The Swiss have provided little information about exactly what they destroyed, but I.A.E.A. inspectors watched the destruction and American intelligence officials were deeply involved. “We were very happy they were destroyed,” one senior intelligence official said Friday. But he added that “what else is out there” remains a mystery. The Swiss destruction of the equipment came in response in the case of Urs Tinner, who has been in custody for more than four years but has not yet stood trial.
Two former Bush administration officials said they believed Mr. Tinner had provided information to the Central Intelligence Agency while he was still working for Dr. Khan, including some of the information that helped American and British officials intercept shipments of centrifuges on their way to Libya in 2003.
When news of that interception became public and Libya turned its $100 million program over to American and I.A.E.A. officials, President Pervez Musharraf of Pakistan forced Dr. Khan to issue a vague confession and then placed him under house arrest. Dr. Khan has since renounced that confession in Pakistani and Western media, saying he made it only to save Pakistan greater embarrassment.
It was not until 2005 that officials of the I.A.E.A., which is based in Vienna, finally cracked the hard drives on the Khan computers recovered around the world. And as they sifted through files and images on the hard drives, investigators found tons of material — orders for equipment, names and places where the Khan network operated, even old love letters. In all, they found several terabytes of data, a huge amount to sift through.
“There was stuff about dealing with Iranians in 2003, about how to avoid intelligence agents,” said one official who had reviewed it. But the most important document was a digitized design for a nuclear bomb, one that investigators quickly recognized as Pakistani. “It was plain where this came from,” one senior official of the I.A.E.A. said. “But the Pakistanis want to argue that the Khan case is closed, and so they have said very little.”
In public statements, Pakistani officials have insisted that the Khan “incident,” as the call it, is now history, and they publicly declared nearly two years ago that their investigations are over.
A senior Pakistani official, interviewed in Islamabad in April, said that the information provided by the I.A.E.A. was “vague and incomplete,” and he insisted that because Dr. Khan’s laboratories specialized in the manufacture of the equipment needed to enrich uranium, “he was not involved in weapons designs.”

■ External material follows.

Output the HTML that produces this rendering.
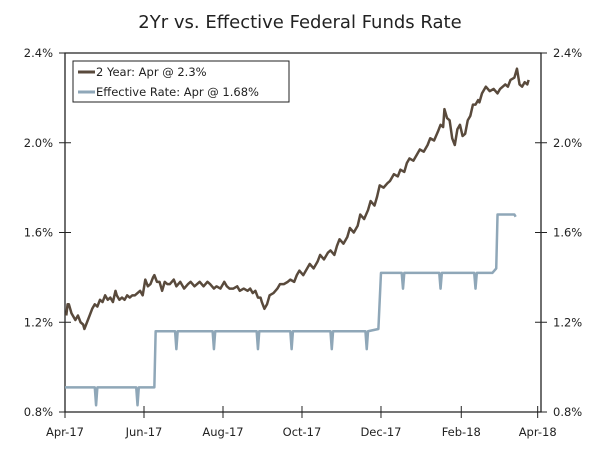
<!DOCTYPE html>
<html><head><meta charset="utf-8"><style>
body{margin:0;background:#fff;}
svg text{font-family:"DejaVu Sans","Liberation Sans",sans-serif;fill:#222;}
</style></head><body>
<svg id="chart" width="600" height="444" viewBox="0 0 600 444">
<text x="300" y="28" text-anchor="middle" font-size="18">2Yr vs. Effective Federal Funds Rate</text>
<g id="axes"></g>
<g id="series"></g>
<g>
<rect x="73" y="61" width="216" height="41" fill="#fff" stroke="#222" stroke-width="1"/>
<line x1="78" y1="72" x2="95" y2="72" stroke="#594a3c" stroke-width="3"/>
<text x="96" y="76" font-size="11.5">2 Year: Apr @ 2.3%</text>
<line x1="78" y1="92" x2="95" y2="92" stroke="#8fa7b8" stroke-width="3"/>
<text x="96" y="96" font-size="11.5">Effective Rate: Apr @ 1.68%</text>
</g>
</svg>
<script>
// days since 2017-04-01
const twoYrDays=[1,2,3,5,7,8,10,12,14,15,17,19,21,23,25,27,29,31,33,35,37,39,40,42,44,46,48,50,52,54,56,58,60,62,64,66,68,69,71,73,75,77,79,81,84,86,89,92,95,97,100,102,104,107,110,112,115,117,120,123,125,127,130,133,135,138,141,143,145,147,149,151,152,154,156,158,161,164,166,169,172,174,177,179,181,184,187,189,192,195,197,200,203,205,208,210,212,215,218,220,223,226,228,231,234,236,239,241,243,246,249,251,254,257,259,262,264,266,269,272,274,277,280,282,285,288,290,292,293,295,297,299,301,303,305,307,309,311,313,315,317,319,320,322,325,328,331,334,336,338,340,342,344,347,349,351,353,355,357,358];
const twoYrVals=[1.23,1.28,1.28,1.24,1.22,1.21,1.23,1.20,1.19,1.17,1.20,1.23,1.26,1.28,1.27,1.30,1.29,1.32,1.30,1.31,1.29,1.34,1.32,1.30,1.31,1.30,1.32,1.31,1.32,1.32,1.33,1.34,1.32,1.39,1.36,1.37,1.40,1.41,1.38,1.38,1.34,1.38,1.37,1.37,1.39,1.36,1.38,1.35,1.37,1.38,1.36,1.37,1.38,1.36,1.38,1.37,1.35,1.36,1.35,1.38,1.36,1.35,1.35,1.36,1.34,1.35,1.34,1.35,1.33,1.34,1.31,1.31,1.29,1.26,1.28,1.32,1.33,1.35,1.37,1.37,1.38,1.39,1.38,1.41,1.43,1.41,1.44,1.46,1.44,1.47,1.50,1.48,1.51,1.52,1.50,1.54,1.57,1.55,1.58,1.62,1.60,1.63,1.68,1.66,1.70,1.74,1.72,1.76,1.81,1.80,1.82,1.83,1.86,1.85,1.88,1.87,1.91,1.93,1.92,1.95,1.97,1.96,1.99,2.02,2.01,2.05,2.08,2.07,2.15,2.11,2.10,2.02,1.99,2.06,2.08,2.03,2.04,2.10,2.12,2.17,2.17,2.19,2.18,2.22,2.25,2.23,2.24,2.22,2.24,2.25,2.26,2.25,2.28,2.29,2.33,2.26,2.25,2.27,2.26,2.28,2.26,2.25,2.28,2.27];
const effDays=[0,23,24,25,55,56,57,69,70,85,86,87,114,115,116,148,149,150,174,175,176,205,206,207,232,233,234,242,244,260,261,262,289,290,291,316,317,318,330,333,334,347,348];
const effVals=[0.91,0.91,0.83,0.91,0.91,0.83,0.91,0.91,1.16,1.16,1.08,1.16,1.16,1.08,1.16,1.16,1.08,1.16,1.16,1.08,1.16,1.16,1.08,1.16,1.16,1.08,1.16,1.17,1.42,1.42,1.35,1.42,1.42,1.35,1.42,1.42,1.35,1.42,1.42,1.44,1.68,1.68,1.67];
const yTicks=[0.8,1.2,1.6,2.0,2.4];
const xTickDays=[0,61,122,183,244,306,365];
const xTickLabels=["Apr-17","Jun-17","Aug-17","Oct-17","Dec-17","Feb-18","Apr-18"];

const L=65,R=541,T=53,B=412;
const x=d=>L+d*1.295;
const y=v=>B-(v-0.8)/1.6*(B-T);
const NS="http://www.w3.org/2000/svg";
function mk(tag,attrs,parent){const e=document.createElementNS(NS,tag);for(const k in attrs)e.setAttribute(k,attrs[k]);parent.appendChild(e);return e;}
const ax=document.getElementById('axes');
const frame=mk('path',{d:`M${L},${T}H${R}V${B}H${L}Z`,fill:'none',stroke:'#222','stroke-width':1.3},ax);


yTicks.forEach(v=>{
  const yy=y(v);
  const tl=mk('line',{x1:L-6,x2:L+6,y1:yy,y2:yy,stroke:'#222'},ax);
  
  
  const tr=mk('line',{x1:R-6,x2:R+6,y1:yy,y2:yy,stroke:'#222'},ax);
  
  
  const lab=v.toFixed(1)+'%';
  const a=mk('text',{x:L-12,y:yy+4,'text-anchor':'end','font-size':11.5},ax);a.textContent=lab;
  
  
  const b=mk('text',{x:R+12,y:yy+4,'text-anchor':'start','font-size':11.5},ax);b.textContent=lab;
  
  
});
xTickDays.forEach((d,i)=>{
  const xx=x(d);
  const t=mk('line',{x1:xx,x2:xx,y1:B-6,y2:B+6,stroke:'#222'},ax);
  
  
  const lb=mk('text',{x:xx,y:B+24,'text-anchor':'middle','font-size':11.5},ax);lb.textContent=xTickLabels[i];
  
  
});
const sg=document.getElementById('series');
const e=mk('polyline',{points:effDays.map((d,i)=>x(d)+','+y(effVals[i])).join(' '),fill:'none',stroke:'#8fa7b8','stroke-width':2.5,'stroke-linejoin':'round'},sg);


const t2=mk('polyline',{points:twoYrDays.map((d,i)=>x(d)+','+y(twoYrVals[i])).join(' '),fill:'none',stroke:'#594a3c','stroke-width':2.5,'stroke-linejoin':'round'},sg);


</script>
</body></html>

But investigators have no doubt that he was the source of the digitized bomb design. “Clearly, someone had tried to modernize it, to improve the electronics,” one said. “There were handwritten references to the electronics, and the question is, who was working on this?”
The officials said that parts of the design were coded so that they could be transferred quickly to an automated manufacturing system for the production of parts.
Steven Lee Myers contributed reporting from London.